The Federal Reserve is likely to keep cutting interest rates into 2025, providing intriguing opportunities for investors seeking solid yields—if they know where to look. Predictions point toward a quarter-point rate cut following the Fed’s policy meeting next week. According to the CME FedWatch tool, there’s a good chance this cut will be followed by a pause in January, marking the third reduction in this cycle.
This shift is already affecting cash investments, with the Crane 100 Money Fund Index showing a seven-day yield of 4.43%, a noticeable drop from 5.13% in late July. Dominic Pappalardo, Morningstar’s chief multi-asset strategist, suggests it’s a strategic moment for investors to revisit the role of fixed-income allocations in their portfolios. “Now’s a great time to transition cash from the sidelines into longer-term fixed-income assets,” he advises.
Pappalardo highlights two key advantages to adding longer-dated assets. First, they can offer a positive real yield, which is the yield after accounting for inflation. Second, these assets act as a hedge against market downturns, providing appealing interest income with the potential for price appreciation as interest rates fall. It’s important to remember that bond prices and yields move inversely, and those with longer durations are more sensitive to interest rate changes, known as duration sensitivity.
In pursuit of strong yields, Pappalardo mentions that a fixed income portfolio with an intermediate duration of three-and-a-half to six years strikes a reasonable balance between risk and return. Meanwhile, specific fixed-income sectors are presenting attractive opportunities. For instance, Vishal Khanduja of Morgan Stanley Investment Management points to agency mortgage-backed securities as a promising option within the fixed-income market. As a manager of the Eaton Vance Total Return Bond ETF (EVTR), Khanduja remarks, “We believe the fundamentals here are solid.”
Khanduja also sees value in bank loans. While these loans are often below investment grade, they’re secured by borrowers’ assets, offering a priority in payment if a borrower defaults. “With the Fed not raising rates and current rates favorable, these loans present an interesting prospect,” Khanduja explains, noting that lower rates could benefit borrowing companies.
Exploring beyond the U.S., emerging markets debt offers another avenue for earning additional yield, according to Pappalardo from Morningstar. He suggests incorporating a modest amount of this asset class for diversification benefits. “Emerging markets, though below investment grade, offer appealing real yields,” he notes, citing Brazil and Mexico as countries with competitively high bond yields relative to their inflation rates, providing a margin of safety for investors.

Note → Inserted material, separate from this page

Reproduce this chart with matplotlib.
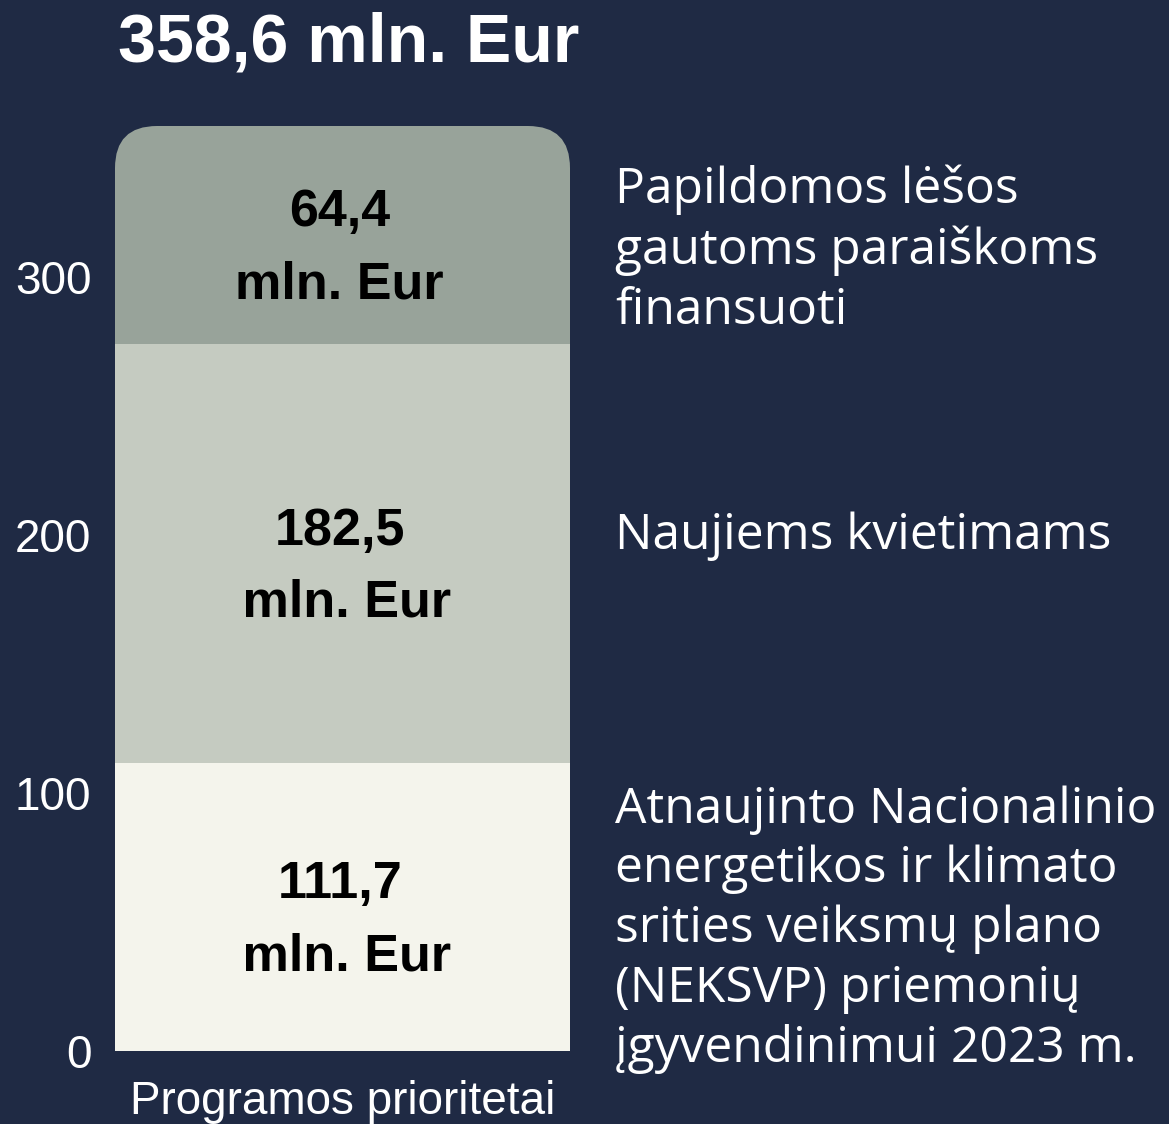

Despite the appeal of certain fixed-income segments, Pappalardo urges investors to prioritize quality within their portfolios and avoid the lure of higher yields at the expense of credit quality. “It’s essential to maintain quality in fixed income to support portfolio stability during volatile times,” he advises, warning that riskier assets could offset potential hedging advantages. Fixed-income allocations should serve as a steadying force, helping portfolios withstand market turbulence with greater stability.